I recently participated in a workshop on electoral systems reform sponsored by Stanford University’s Center for Democracy, Development and the Rule of Law (CDDRL) and its new Program on American Democracy in Comparative Perspective. This session brought together scholars and advocates of electoral reform from the US and abroad to consider the potential of electoral innovations like proportional representation, ranked-choice voting, and mandatory voting to address political dysfunction in the US. I subsequently caught up with Larry Diamond, who leads the CDDRL, to pose a few questions on his aspirations for this new program and what he’s taking away from its initial workshop.
Daniel Stid: The mission of the CDDRL is to “understand how countries can overcome poverty, instability, and abusive rule to become prosperous, just, democratic, and well-governed states.” It traditionally has focused on problems of democracy and governance in the developing world. What prompted you to create the Program on American Democracy in Comparative Perspective?

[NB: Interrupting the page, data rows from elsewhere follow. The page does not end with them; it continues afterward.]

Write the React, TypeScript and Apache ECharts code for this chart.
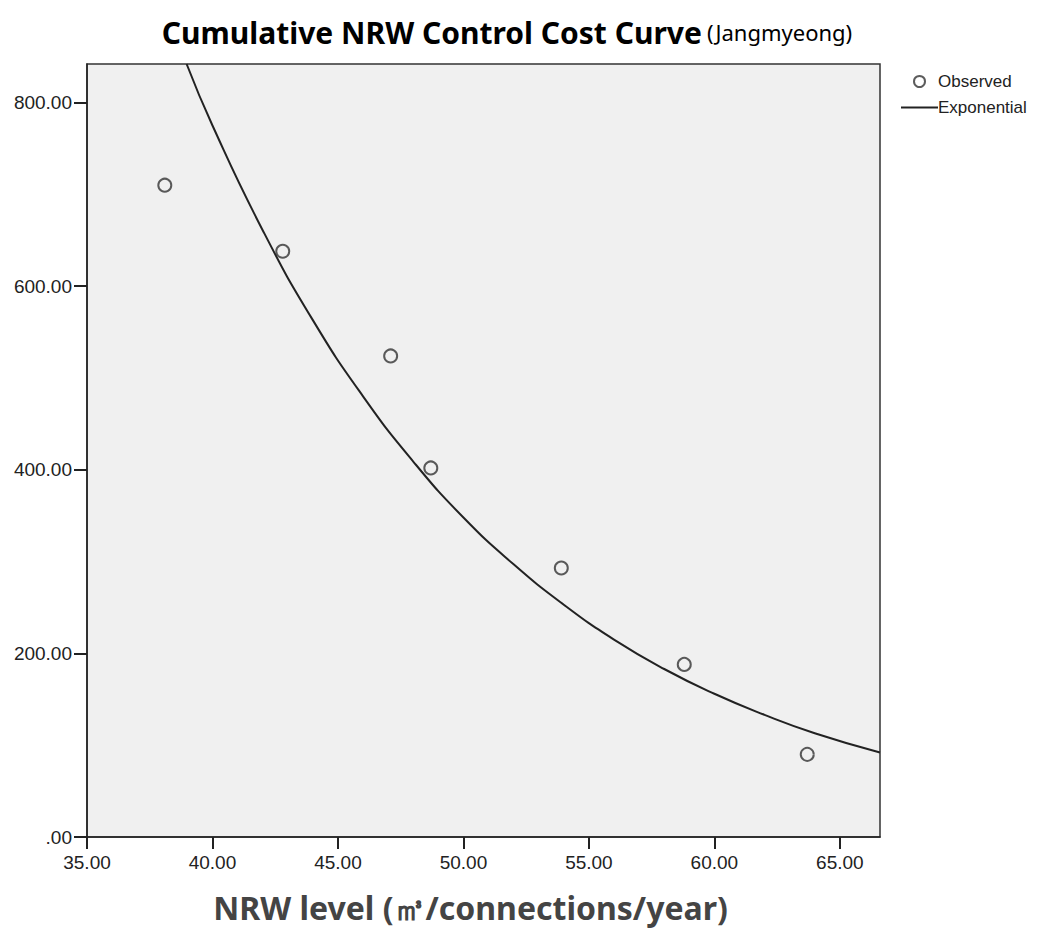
import React, { useEffect, useRef } from "react";
import * as echarts from "echarts";

const observedX = [38.1, 42.8, 47.1, 48.7, 53.9, 58.8, 63.7];
const observedY = [710, 638, 524, 402, 293, 188, 90];

const curveX = [38.97, 40, 42, 44, 46, 48, 50, 52, 54, 56, 58, 60, 62, 64, 66.6];
const curveY = [842, 775, 661, 563, 480, 409, 348, 297, 253, 215, 183, 156, 133, 113, 92];

const xTicks = { min: 35, max: 66.6, interval: 5 };
const yTicks = { min: 0, max: 842, interval: 200 };

const fmt = (v: number) => (v === 0 ? ".00" : v.toFixed(2));

export default function App() {
  const ref = useRef<HTMLDivElement>(null);
  useEffect(() => {
    if (!ref.current) return;
    const chart = echarts.init(ref.current, undefined, { renderer: "svg" });
    const axisFont = { fontFamily: "Liberation Sans", fontSize: 19, color: "#222" };
    chart.setOption({
      animation: false,
      backgroundColor: "#ffffff",
      title: {
        text: "{b|Cumulative NRW Control Cost Curve} {n|(Jangmyeong)}",
        left: 502,
        textAlign: "center",
        top: 12,
        textStyle: {
          rich: {
            b: { fontFamily: "Noto Sans", fontWeight: "bold", fontSize: 30, color: "#000" },
            n: { fontFamily: "Noto Sans", fontWeight: "normal", fontSize: 22, color: "#000" },
          },
        },
      },
      legend: {
        orient: "vertical",
        left: 895,
        top: 68,
        itemWidth: 37,
        itemHeight: 11,
        itemGap: 9,
        textStyle: { fontFamily: "Liberation Sans", fontSize: 17, color: "#222", padding: [0, 0, 0, -5] },
        data: [
          { name: "Observed", itemStyle: { color: "transparent", borderColor: "#333", borderWidth: 2 } },
          { name: "Exponential", itemStyle: { color: "transparent", borderWidth: 0, opacity: 0 } },
        ],
      },
      grid: {
        left: 87,
        top: 64,
        right: 162,
        bottom: 106,
        show: true,
        backgroundColor: "#f0f0f0",
        borderColor: "#333",
        borderWidth: 1.5,
      },
      xAxis: {
        type: "value",
        min: xTicks.min,
        max: xTicks.max,
        interval: xTicks.interval,
        name: "NRW level (㎥/connections/year)",
        nameLocation: "middle",
        nameGap: 54,
        nameTextStyle: {
          fontFamily: "Noto Sans",
          fontWeight: "bold",
          fontSize: 32,
          color: "#444",
          padding: [0, 26, 0, 0],
        },
        axisLine: { show: true, onZero: false, lineStyle: { color: "#222", width: 1.5 } },
        axisTick: { show: true, length: 12, lineStyle: { color: "#222", width: 2 } },
        axisLabel: { ...axisFont, margin: 16, formatter: fmt, showMaxLabel: false },
        splitLine: { show: false },
      },
      yAxis: {
        type: "value",
        min: yTicks.min,
        max: yTicks.max,
        interval: yTicks.interval,
        axisLine: { show: true, lineStyle: { color: "#222", width: 1.5 } },
        axisTick: { show: true, length: 13, lineStyle: { color: "#222", width: 2 } },
        axisLabel: { ...axisFont, margin: 15, formatter: fmt, showMaxLabel: false },
        splitLine: { show: false },
      },
      series: [
        {
          name: "Observed",
          type: "scatter",
          symbol: "circle",
          symbolSize: 13,
          itemStyle: { color: "transparent", borderColor: "#333", borderWidth: 2 },
          data: observedX.map((x, i) => [x, observedY[i]]),
          z: 3,
        },
        {
          name: "Exponential",
          type: "line",
          smooth: true,
          showSymbol: false,
          symbol: "none",
          clip: true,
          lineStyle: { color: "#222", width: 2 },
          itemStyle: { color: "#222" },
          data: curveX.map((x, i) => [x, curveY[i]]),
          z: 2,
        },
      ],
    });
    return () => chart.dispose();
  }, []);
  return <div ref={ref} style={{ width: 1042, height: 943, position: "absolute", left: 0, top: 0 }} />;
}
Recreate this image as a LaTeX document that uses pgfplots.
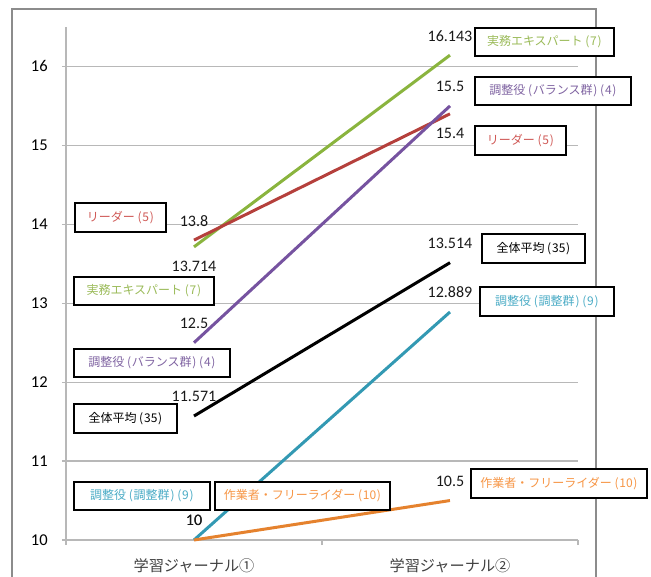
\documentclass[border=0pt]{standalone}
\usepackage{pgfplots}
\usepackage{pgfplotstable}
\pgfplotsset{compat=1.18}
\usepackage{fontspec}
\setmainfont{Carlito}
\newfontfamily\jp{Noto Sans CJK JP}

% line colours
\definecolor{cGreen}{HTML}{8AB43E}
\definecolor{cRed}{HTML}{B5403C}
\definecolor{cPurple}{HTML}{7653A0}
\definecolor{cTeal}{HTML}{3399B3}
\definecolor{cOrange}{HTML}{E5822E}
% label text colours
\definecolor{tGreen}{HTML}{9BBB59}
\definecolor{tRed}{HTML}{D05A57}
\definecolor{tPurple}{HTML}{8064A2}
\definecolor{tTeal}{HTML}{4BACC6}
\definecolor{tOrange}{HTML}{F79646}
\definecolor{frame}{HTML}{8C8C8C}
\definecolor{gridc}{HTML}{B8B8B8}

% x: journal (0 = first, 1 = second), y: mean score, off: value-label offset (pt)
\pgfplotstableread{
x y off
0 13.714 -14.6
1 16.143 14.6
}\expert
\pgfplotstableread{
x y off
0 13.8 14.6
1 15.4 -14.6
}\leader
\pgfplotstableread{
x y off
0 12.5 14.6
1 15.5 14.6
}\balance
\pgfplotstableread{
x y off
0 11.571 14.6
1 13.514 14.6
}\overall
\pgfplotstableread{
x y off
0 10 14.6
1 12.889 14.6
}\coord
\pgfplotstableread{
x y off
0 10 14.6
1 10.5 14.6
}\worker

\tikzset{lbl/.style={draw=black, line width=1.4pt, fill=white, inner sep=0pt,
  font=\jp\fontsize{9}{11}\selectfont}}
% box from (x1,y1) to (x2,y2), measured from the top-left corner
\newcommand\lbox[6]{%
  \node[lbl, text=#5, anchor=north west,
    minimum width={(#3-#1)*0.75pt}, minimum height={(#4-#2)*0.75pt}]
    at ({#1},{576-#2}) {#6};}
% spaced parentheses
\newcommand\op{\kern2pt(\kern0.6pt}
\newcommand\cp{\kern0.6pt)}

\pgfplotsset{vlab/.style={line width=2.25pt,
    nodes near coords, point meta=explicit,
    visualization depends on={\thisrow{off} \as \off},
    every node near coord/.append style={anchor=center, yshift=\off,
      font=\fontsize{12}{14}\selectfont, text=black!90, inner sep=0pt}}}

\begin{document}
\begin{tikzpicture}
\useasboundingbox (0,0) rectangle (488.25pt,432pt);
% chart frame
\draw[frame, line width=1.5pt] (9pt,-5pt) -- (9pt,425.25pt) -- (447pt,425.25pt) -- (447pt,-5pt);

\begin{axis}[
  at={(49.5pt,27pt)}, anchor=south west,
  scale only axis, width=384pt, height=384.75pt,
  xmin=-0.5, xmax=1.5, ymin=10, ymax=16.5,
  axis x line*=bottom, axis y line*=left,
  axis line style={-, draw=gridc, line width=0.9pt},
  xtick={0,1},
  xticklabels={学習ジャーナル①, 学習ジャーナル②},
  major x tick style={draw=none},
  minor xtick={-0.5,0.5,1.5},
  minor x tick style={draw=gridc, line width=0.9pt},
  minor tick length=3.75pt,
  ytick={10,11,...,16},
  major tick length=3pt,
  tick align=outside,
  y tick style={draw=gridc, line width=0.9pt},
  ymajorgrids, grid style={draw=gridc, line width=0.9pt},
  xticklabel style={font=\jp\fontsize{11.4}{13}\selectfont, text=black!75,
    anchor=center, inner sep=0pt, yshift=-16.5pt},
  yticklabel style={font=\fontsize{12.4}{14}\selectfont, text=black,
    anchor=east, inner sep=0pt, xshift=-10.5pt},
  /pgf/number format/assume math mode=true,
  /pgf/number format/precision=3,
  clip=false,
]
\addplot[cGreen, vlab] table[x=x, y=y, meta=y] {\expert};
\addplot[cRed, vlab] table[x=x, y=y, meta=y] {\leader};
\addplot[cPurple, vlab] table[x=x, y=y, meta=y] {\balance};
\addplot[black, vlab] table[x=x, y=y, meta=y] {\overall};
\addplot[cTeal, vlab] table[x=x, y=y, meta=y] {\coord};
\addplot[cOrange, vlab] table[x=x, y=y, meta=y] {\worker};
\end{axis}

\begin{scope}[x=0.75pt, y=0.75pt]
% series labels beside the first journal
\lbox{74}{202}{165}{231}{tRed}{リーダー\op5\cp}
\lbox{73}{276}{213}{304}{tGreen}{実務エキスパート\op7\cp}
\lbox{73}{348}{229}{376}{tPurple}{調整役\op バランス群\cp\op4\cp}
\lbox{73}{403}{176}{432}{black}{全体平均\op35\cp}
\lbox{73}{481}{209}{509}{tTeal}{調整役\op 調整群\cp\op9\cp}
\lbox{214}{481}{389}{509}{tOrange}{作業者・フリーライダー\op10\cp}
% series labels beside the second journal
\lbox{474}{27}{613}{55}{tGreen}{実務エキスパート\op7\cp}
\lbox{474}{76}{630}{104}{tPurple}{調整役\op バランス群\cp\op4\cp}
\lbox{474}{125}{565}{154}{tRed}{リーダー\op5\cp}
\lbox{481}{233}{584}{262}{black}{全体平均\op35\cp}
\lbox{479}{286}{613}{315}{tTeal}{調整役\op 調整群\cp\op9\cp}
\lbox{470}{468}{646}{497}{tOrange}{作業者・フリーライダー\op10\cp}
\end{scope}
\end{tikzpicture}
\end{document}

Larry Diamond: We often take for granted that the United States is a country with well-established rule of law, effective governance, and free and fair elections. American democracy is not under threat the way that it is in many places around the world. That said, the United States fares poorer on many democratic outcomes, including inequality, political participation, and trust in government institutions, relative to its democratic counterparts. Additionally, American democracy seems increasingly dysfunctional, and unable to address the core policy challenges confronting the country. 

We created the Program on American Democracy in Comparative Perspective to investigate problems that have gained increasing public and scholarly attention. These include polarization, gridlock, income inequality, capture of the policymaking process by special interests, and prohibitively costly elections. We are looking to the experience of other advanced democracies for insight into the contemporary American experience. This comparative approach allows us to move beyond the fixity that many American organizations adopt. Ultimately, the Program on American Democracy will produce policy-relevant research that offers ways to improve the quality of democracy in the United States. 

Daniel Stid: You have been working to advance democracy around the world throughout your career. A recent Economist cover story on the problems facing this form of government observed that “The United States has become a byword for gridlock, so obsessed with partisan point-scoring….that America’s image – and by extension that of democracy itself – has taken a terrible battering.” Would you agree with that claim? Are the problems of democracy in the US materially undermining its progress elsewhere in the world?

Larry Diamond: Citizens around the world who are fighting for liberal democracy still see the United States as a model; our civil liberties protections are sorely lacking in many other countries. However, we are not immune from democratic backsliding. Gridlock, partisan discord, and problematic election administration have gotten particularly worse in recent years. This calls into question whether or not democratic institutions are better for governance, and over time could affect our credibility in promoting democratic values. 

However, I do think that a coherent reform agenda can improve the quality and functionality of American democracy. There is a groundswell of public opinion showing that American voters are fed up with status quo politics. The frustrations of the engaged public can be channeled into reforms that foster compromise, coalition-building, and improved democratic performance. I am hopeful that the democratic process itself can be used to improve American government, and to help restore democracy’s public image around the world.

Daniel Stid: What struck you as the most important themes coming out of the workshop on electoral systems and the challenges and opportunities facing reformers in the US?

Larry Diamond: One of the reasons we focused on electoral systems—that is, the rules and methods by which we elect political representatives — is that they are relatively easy to change. Many longstanding democracies, including Australia, Ireland, Japan, New Zealand, and Italy, have reformed their electoral systems in response to political crises. In the United States, we have “winner-take-all” elections which are actually quite rare among advanced democracies. In the workshop, we discussed alternatives such as ranked-choice voting, proportional representation, and compulsory voting. We also considered reforms to primary elections and the electoral college.

One of the most important themes coming out of the workshop was that different electoral systems can produce quite different outcomes. By changing the rules, you change politicians’ incentives—they might be less likely to attack their opponents, to spend exorbitant campaign sums, and to advocate extreme ideological positions. These reforms may therefore well be worth seeking. However, another important theme was that electoral systems reforms might have a limited impact. Institutional change can only go so far in reducing polarization and gridlock among the national parties. So these reforms need to be seen as part of a larger agenda to make institutions more effective.